High-performance liquid chromatography (HPLC) is the most widely used analysis technique. However, its sensitivity is limited. Sample preconcentration methods, such as fiber-based solid-phase microextraction (SPME) and in-tube SPME (capillary microextraction) offer improved detection limits. It is, however, difficult to couple fiber SPME on-line with HPLC due to the need for complicated desorption devices. Such coupling is further complicated due to the limited solvent stability of the extracting phase both in the fiber and in-tube formats of SPME. In this research, surface-bonded sol-gel sorbents were developed to provide the solvent stability required for effective on-line hyphenation of capillary microextraction (CME) with HPLC. These sol-gel sorbents were prepared using (1) silica-based, (2) titania-based, and (3) germania-based sol-gel precursors.

Sol-gel reactions were performed within fused silica capillaries to create a number of organic-inorganic hybrid sorbents in the form of surface-bonded coatings: (1) alkyl (methyl, octyl, octadecyl), (2) polydimethyldiphenylsiloxane, (3) titania poly(tetrahydrofuran), and (4) germania tri-block polymer. The sol-gel coated microextraction capillaries were capable of efficiently extracting a wide variety of analytes, including polycyclic aromatic hydrocarbons, ketones, aldehydes, aromatic compounds, amines, alcohols, and phenols with ng/L to pg/L detection limits. The sol-gel methyl coating demonstrated a counterintuitive ability to extract polar analytes. Sol-gel polydimethyldiphenylsiloxane coatings were found to be resistant to high temperature solvent exposure (150°C and 200°C), making them suitable for use in high-temperature liquid phase separations.

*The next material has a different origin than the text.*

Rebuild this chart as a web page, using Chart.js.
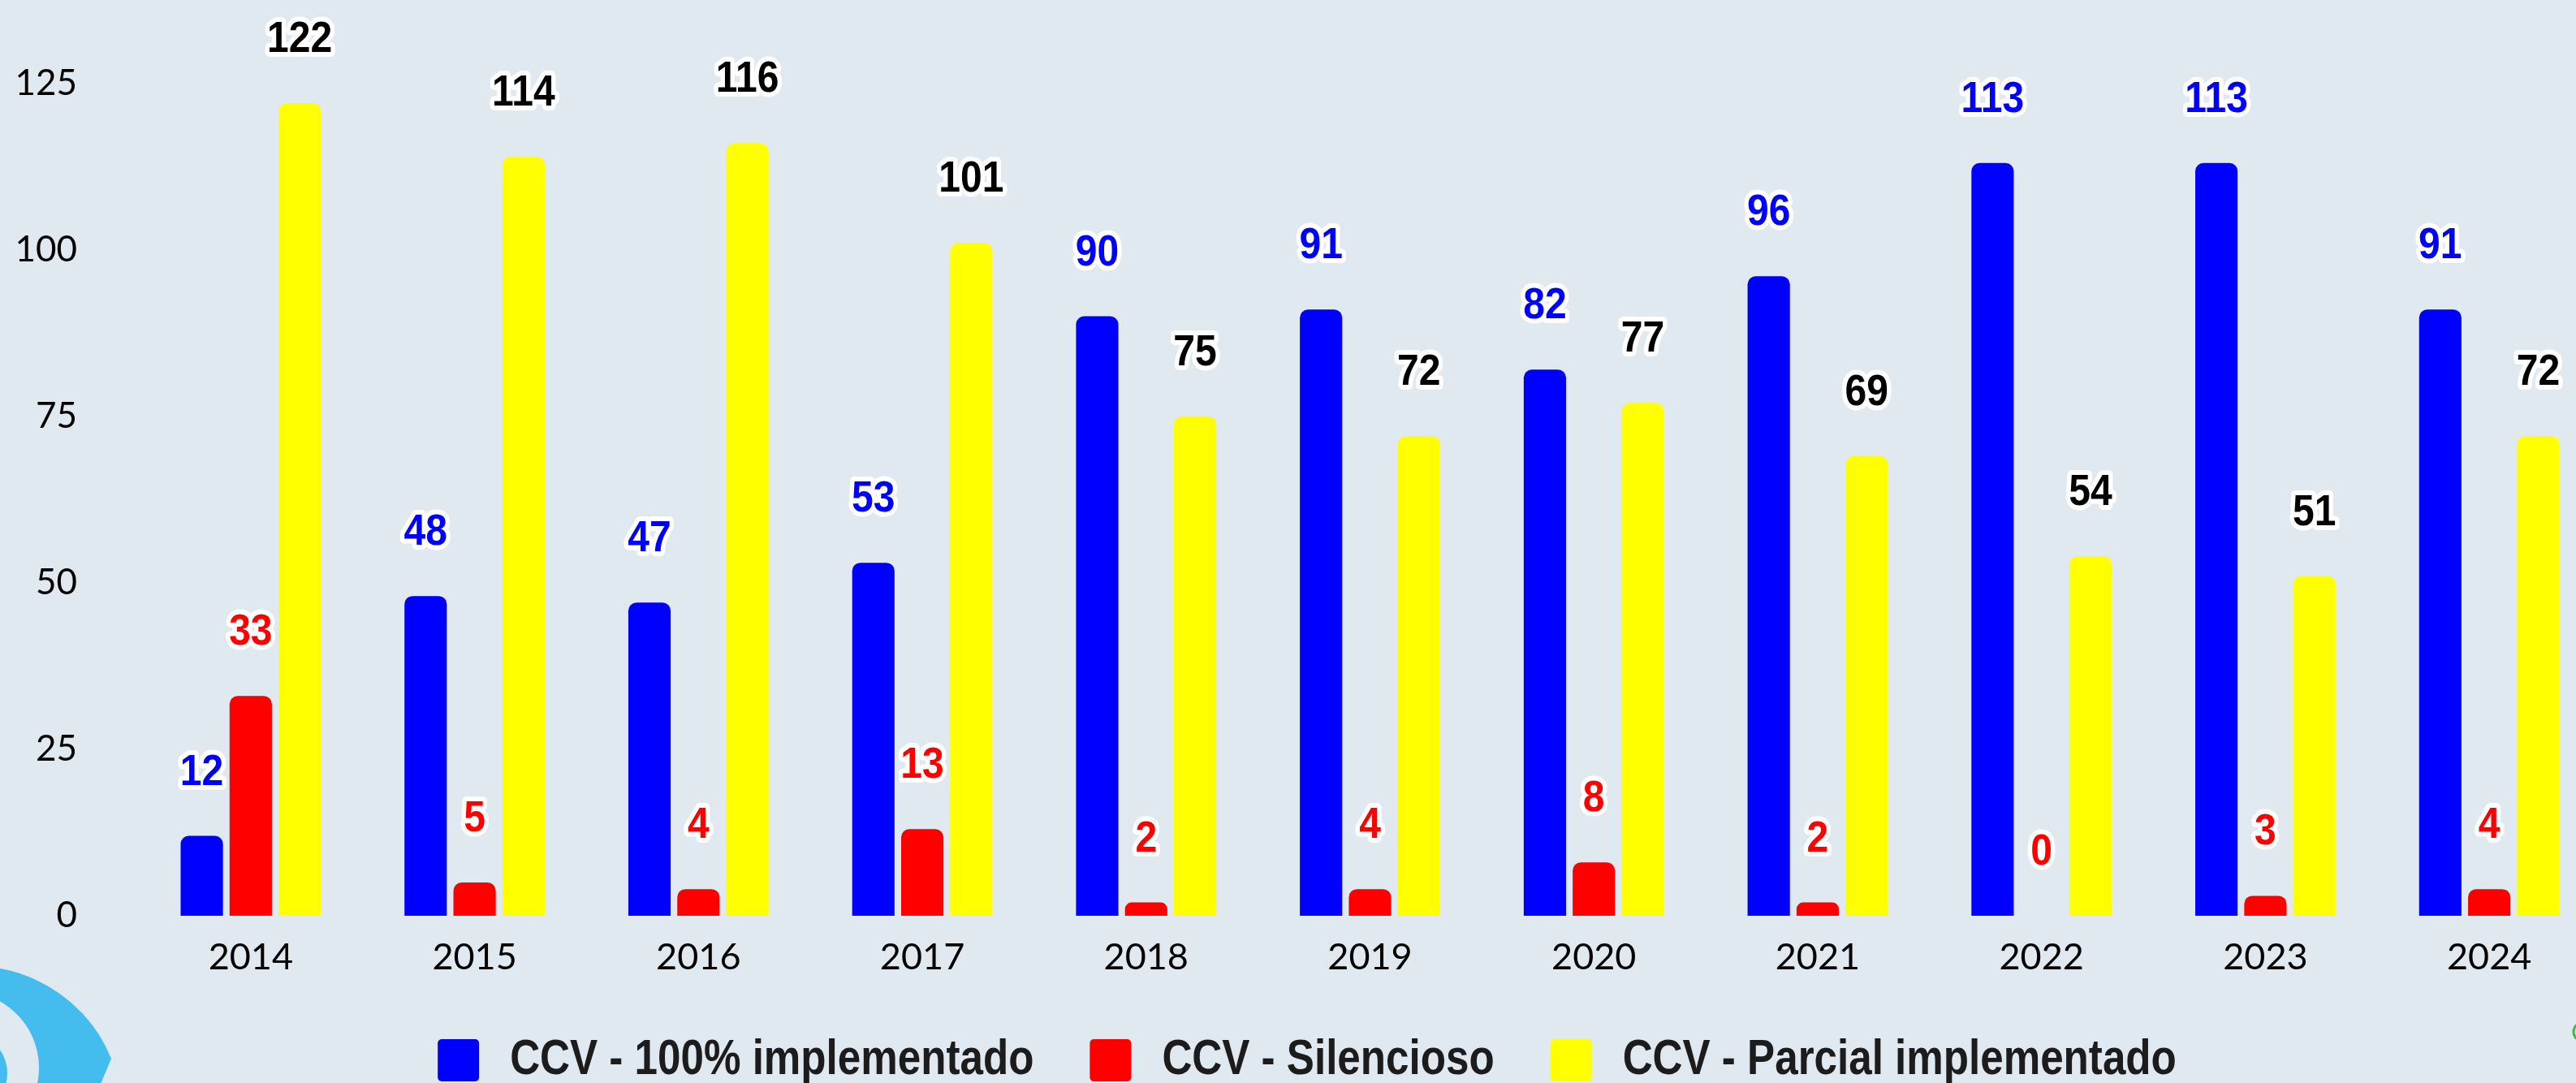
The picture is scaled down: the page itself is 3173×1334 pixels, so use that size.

To better understand how extraction takes place, effects of alkyl chain length and sol-gel precursor concentration were evaluated in the study on sol-gel alkyl coatings. The sol-gel titania poly(tetrahydrofuran) coating was also capable of extracting underivatized aromatic acids and polypeptides at pHs near their respective isolectric points. The sol-gel titania poly(tetrahydrofuran) coatings and the sol-gel germania tri-block polymer coatings demonstrated impressive resistance to extreme pH conditions, surviving prolonged exposure to 1.0 M HCl (pH approx. 0.0) and 1.0 M NaOH (pH approx. 14.0) with virtually no change in extraction behavior. Sol-gel germania tri-block polymer coatings were also stable under high temperature solvent conditions (200°C). In addition, for the first time, the analyte distribution constants between a sol-gel germania coating and the aqueous samples (Kcs) were determined.